# Best UAD plugins for vocal chain?



## Maestro77 (May 27, 2013)

Greetings. I recently sold my old vocal outboard vocal gear in favor of switching to UAD plugins. Wondering which ones you'd recommend for my new vocal chain? Styles will vary but mainly pop, rock, indie. Thanks!


----------



## ThomasL (May 27, 2013)

Well, I usually have something like the following chain myself:

Waves Vocal Rider (brilliant plug-in)
UAD Neve 88RS (sometimes two in a row with the first as a de-esser)
UAD Harrison, UAD Pultec Pro or Maag EQ4 (if need be)
UAD Teletronix LA2A or UAD 1176 for presence (if need be)
A send to UAD Lexicon 224 (almost always!)

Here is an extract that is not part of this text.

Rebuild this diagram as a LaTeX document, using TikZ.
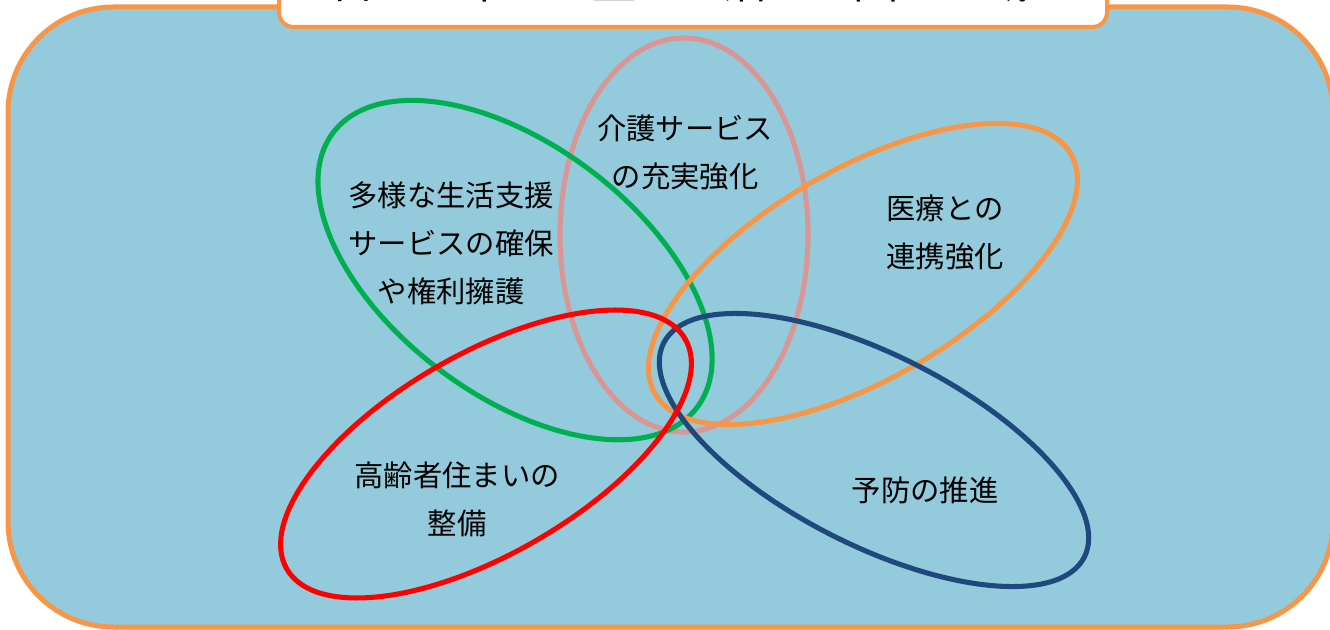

And lately I've grown fond of running the main vocals through a sprinkle of UAD Precision Maximizer, warms it up pretty nice.

On background vocals a touch of UAD Roland Dimension D might come in handy.

And sometimes it just works without any plug at all, but thats rare


----------



## EastWest Lurker (May 27, 2013)

For me:
API 560 EQ, La2a (usually Silver), Cooper Time Cube, and like Thomas, a send to Lexicon 224.

Also, like Thomas, when I want the vocal to sit back in the track a little, the Roland Dimension D.


----------



## ThomasL (May 28, 2013)

EastWest Lurker @ 2013-05-27 said:


> Cooper Time Cube


YES! How could I forget the Cooper?!? It's a must have, really! Use it in every project.


----------



## Maestro77 (May 29, 2013)

Thanks all. Picked up the Cooper and looking forward to choosing 3 more from my intro product activation offer. Will demo your recommendations. Cheers!


----------